Ratujmy Jerzyki!

krakow

Byłoby trudno znaleźć człowieka, który uwielbia komary, ich ugryzienia, bolesne bąble, a – co najgorsza – przenoszone choroby przez te owady. Na komary nie ma rady. Po prostu są. Wdzierają się do naszych mieszkań, denerwująco bzyczą wokół ucha, potem świąd i ból. Wiele osób jest uczulonych na te owady. Ale przecież natura “zna pojęcie: wróg naturalny”. Praktycznie, każdy gatunek żyjący na Ziemi, ma swojego naturalnego wroga (z nielicznymi wyjątkami). Jeśli chodzi o komary, to mają one dość dużo wrogów naturalnych i dlatego mnożą się tak szybko. Jeśli nawet ich “wrogowie naturalni” są na wyginięciu, komary i tak będą się mnożyć coraz szybciej. Jednym z najlepszych łowców komarów – są jerzyki. Maleńkie ptaszki, potrafiące złapać dziennie(!) około 20 tysięcy tych owadów! Jaskółki także łapią komary, choć nie w takiej ilości. Są też inne ptaszki, które nie dają żyć komarom i innym owadom. Praktycznie, linia obrony człowieka przed owadami – to ptaki. Nie… pestycydy, na które komary i inne owady szybko się uodporniają. Jeśli braknie ptaków…

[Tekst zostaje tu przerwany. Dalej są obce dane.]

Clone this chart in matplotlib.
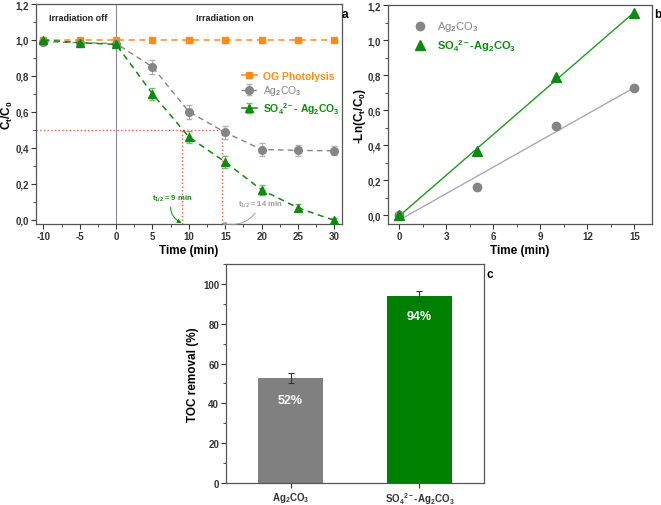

Dlatego Stowarzyszenie Kraków dla Mieszkańców będzie rozdawać budki lęgowe przede wszystkim dla jerzyków. Zapisy startują już 7 listopada, od godziny 18.00. Można wejść na stronę www.zajerzystykrakow.pl i wypełnić formularz, podając lokalizację takiej budki (gdzie ona będzie wisiała). Jedna osoba może dostać jedną budkę – co wcale nie przeszkadza zrobić lub zakupić we własnym zakresie taką budkę lęgową, powiesić na drzewie w ogrodzie i… wylegiwać się do późna w noc na powietrzu, wcale nie przejmując się komarami! Jerzyki są lepsze, niż wszelkiego typu świece, czy inne “ludzkie wynalazki”. A to dlatego, że jerzyki stworzyła natura specjalnie do walki z tymi owadami, ale nie tylko. Jerzyki upolują wszystko co im wpadnie w pyszczki – np. meszki.